Word play

April 27, 2008

What I love about reading is what I love about writing too. The ability to give shape and substance to something as slippery as a feeling – to record those passing thoughts that might normally get lost in the swamp of everyday living. The disparate bunch of writers I love have one thing in common – amidst tales of other lives in other places there hide moments of stinging recognition. Those things you half-think, or don’t fully realise are passing through your head, right there on the page. Someone else’s honesty enabling you to own your own feelings. That’s the power of good writing – name it and it’s yours. Instead of being ruled by an intangible tangle of emotions, you’re the one calling the shots. A feeling flying round your head can only be grasped at. A word on a page can be picked up, it’s weight tested in your hand before you decide to embrace or reject it. 

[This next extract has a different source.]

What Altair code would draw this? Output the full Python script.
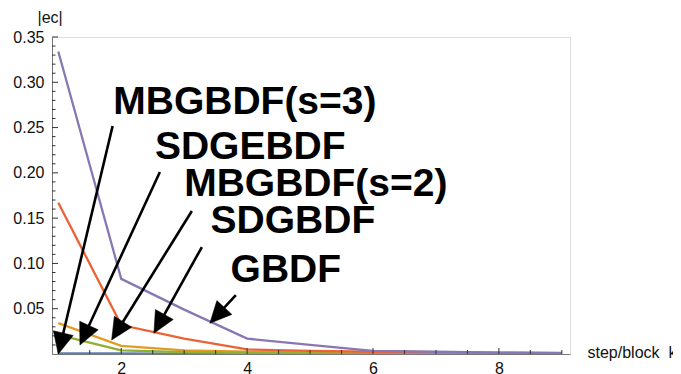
import math
import altair as alt
import pandas as pd

# ---------------- data ----------------
steps = [1, 2, 3, 4, 5, 6, 7, 8, 9]
series_names = ["s1", "s2", "s3", "s4", "s5"]
s1 = [0.0008, 0.0006, 0.0005, 0.0004, 0.0003, 0.0003, 0.0002, 0.0002, 0.0002]
s2 = [0.034, 0.009, 0.004, 0.0025, 0.0018, 0.0013, 0.0010, 0.0008, 0.0007]
s3 = [0.021, 0.004, 0.002, 0.0012, 0.0008, 0.0006, 0.0005, 0.0004, 0.0003]
s4 = [0.167, 0.032, 0.017, 0.005, 0.0035, 0.0025, 0.0020, 0.0015, 0.0012]
s5 = [0.334, 0.083, 0.049, 0.017, 0.010, 0.0035, 0.0025, 0.0015, 0.0010]
series_values = [s1, s2, s3, s4, s5]
colors = ["#5E81B5", "#E19C24", "#8FB032", "#EB6235", "#8778B3"]

x_label_values = [2, 4, 6, 8]
y_label_values = [0.05, 0.10, 0.15, 0.20, 0.25, 0.30, 0.35]
x_minor_ticks = [v / 2 for v in range(2, 19) if (v / 2) not in x_label_values]
y_minor_ticks = [v / 100 for v in range(1, 35) if v % 5 != 0]

# annotations (data coordinates)
ann_text = ["MBGBDF(s=3)", "SDGEBDF", "MBGBDF(s=2)", "SDGBDF", "GBDF"]
ann_text_x = [1.873, 2.535, 3.0, 3.419, 3.737]
ann_text_y = [0.265, 0.2153, 0.1748, 0.1339, 0.0798]
arrow_x0 = [1.863, 2.614, 3.122, 3.281, 3.821]
arrow_y0 = [0.2517, 0.2010, 0.1579, 0.1181, 0.0651]
arrow_x1 = [1.0, 1.344, 1.848, 2.519, 3.408]
arrow_y1 = [0.0, 0.0099, 0.0155, 0.0229, 0.0339]

# ---------------- layout ----------------
X_DOM = [0.9, 9.13]
Y_DOM = [0.0, 0.35]
W, H = 518, 317
FONT = "Liberation Sans"
px_x = W / (X_DOM[1] - X_DOM[0])
px_y = H / (Y_DOM[1] - Y_DOM[0])

xs = alt.Scale(domain=X_DOM, nice=False, zero=False)
ys = alt.Scale(domain=Y_DOM, nice=False, zero=False)

x_axis = alt.Axis(
    values=x_label_values, format="d", ticks=False, grid=False,
    domain=True, domainColor="#777", domainWidth=1,
    labelFont=FONT, labelFontSize=16, labelColor="#111", labelPadding=6,
    title="step/block\u00a0\u00a0k", titleFont=FONT, titleFontSize=16,
    titleFontWeight="normal", titleColor="#111", titleAlign="left",
    titleBaseline="alphabetic", titleX=535, titleY=3,
)
y_axis = alt.Axis(
    values=y_label_values, format=".2f", ticks=False, grid=False,
    domain=True, domainColor="#777", domainWidth=1,
    labelFont=FONT, labelFontSize=16, labelColor="#111", labelPadding=8,
    title="|ec|", titleFont=FONT, titleFontSize=16, titleFontWeight="normal",
    titleColor="#111", titleAngle=0, titleAlign="left", titleBaseline="middle",
    titleX=-15, titleY=-20,
)


def X(field):
    return alt.X(field, type="quantitative", scale=xs, axis=x_axis)


def Y(field):
    return alt.Y(field, type="quantitative", scale=ys, axis=y_axis)


layers = []
for name, vals, col in zip(series_names, series_values, colors):
    df = pd.DataFrame({"k": steps, "ec": vals})
    layers.append(
        alt.Chart(df).mark_line(strokeWidth=2.3, color=col, clip=True).encode(
            x=X("k"), y=Y("ec")
        )
    )

# inward tick marks
ytick_major = pd.DataFrame({"v": y_label_values})
ytick_minor = pd.DataFrame({"v": y_minor_ticks})
xtick_major = pd.DataFrame({"v": x_label_values})
xtick_minor = pd.DataFrame({"v": x_minor_ticks})
TICK_COLOR = "#333"
layers.append(alt.Chart(ytick_major).mark_rule(color=TICK_COLOR, strokeWidth=1).encode(
    y=Y("v"), x=alt.value(0), x2=alt.value(6)))
layers.append(alt.Chart(ytick_minor).mark_rule(color=TICK_COLOR, strokeWidth=1).encode(
    y=Y("v"), x=alt.value(0), x2=alt.value(3.5)))
layers.append(alt.Chart(xtick_major).mark_rule(color=TICK_COLOR, strokeWidth=1).encode(
    x=X("v"), y=alt.value(H), y2=alt.value(H - 6)))
layers.append(alt.Chart(xtick_minor).mark_rule(color=TICK_COLOR, strokeWidth=1).encode(
    x=X("v"), y=alt.value(H), y2=alt.value(H - 4)))

# arrows
rows = []
for x0, y0, x1, y1 in zip(arrow_x0, arrow_y0, arrow_x1, arrow_y1):
    dx = (x1 - x0) * px_x
    dy = -(y1 - y0) * px_y
    L = math.hypot(dx, dy)
    ux, uy = dx / L, dy / L
    back = 10.0
    ex = x1 - ux * back / px_x
    ey = y1 + uy * back / px_y
    ang = math.degrees(math.atan2(dx, -dy)) % 360
    rows.append({"x0": x0, "y0": y0, "ex": ex, "ey": ey, "tx": x1, "ty": y1, "ang": ang})
arrows = pd.DataFrame(rows)

layers.append(alt.Chart(arrows).mark_rule(color="black", strokeWidth=2.6).encode(
    x=X("x0"), y=Y("y0"), x2="ex", y2="ey"))
layers.append(alt.Chart(arrows).mark_point(
    shape="M0,0L0.95,2L-0.95,2Z", size=460, filled=True, fill="black",
    stroke="black", strokeWidth=0.5, opacity=1).encode(
    x=X("tx"), y=Y("ty"), angle=alt.Angle("ang:Q", scale=None)))

labels = pd.DataFrame({"t": ann_text, "x": ann_text_x, "y": ann_text_y})
layers.append(alt.Chart(labels).mark_text(
    align="left", baseline="alphabetic", font=FONT, fontSize=39,
    fontWeight="bold", color="black").encode(x=X("x"), y=Y("y"), text="t"))

chart = alt.layer(*layers).properties(
    width=W, height=H,
    autosize=alt.AutoSizeParams(type="none"),
    padding={"left": 44, "top": 29, "right": 103, "bottom": 22},
).configure_view(stroke=None).configure(background="white")

chart.save("out.html", embed_options={"renderer": "svg", "actions": False})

I’m not a natural writer. It doesn’t flow from my fingertips. It doesn’t spill onto the page. Instead it drips. If I’m lucky. Not the big fat drops of life-giving rain, but the uneven late-night drip of a leaky tap. Out of rhythm, out of time, disjointed and incoherent. So here’s something I wrote a year or so ago. As usual, I thought it was the beginning of a story but it turned out to be the end of something else… 

Words can’t be taken back – they hang in the air and slice at you, over and over. The sharpest ones never go away – they strike out when you’re least expecting it, triumphantly licking at old wounds. “I didn’t mean it.” It doesn’t matter, it was said – it hurt and it will hurt again. Her memory could sometimes be hazy, but she never forgot words. She couldn’t blame him though; she manhandled language just as dangerously. She radiated uncertainty – tripping over the right words, she stuttered the wrong ones instead. The anxiety pricked at his mood, turning him away from her. They went round in circles. She panicked, he repelled. Long silences that would see him relax only left her more uptight. She wondered what she was clinging on to. She wanted resolve to every black mark, to every dark mood, to every cross exchange. She couldn’t just leave things. He needed to be left. Where did that leave them?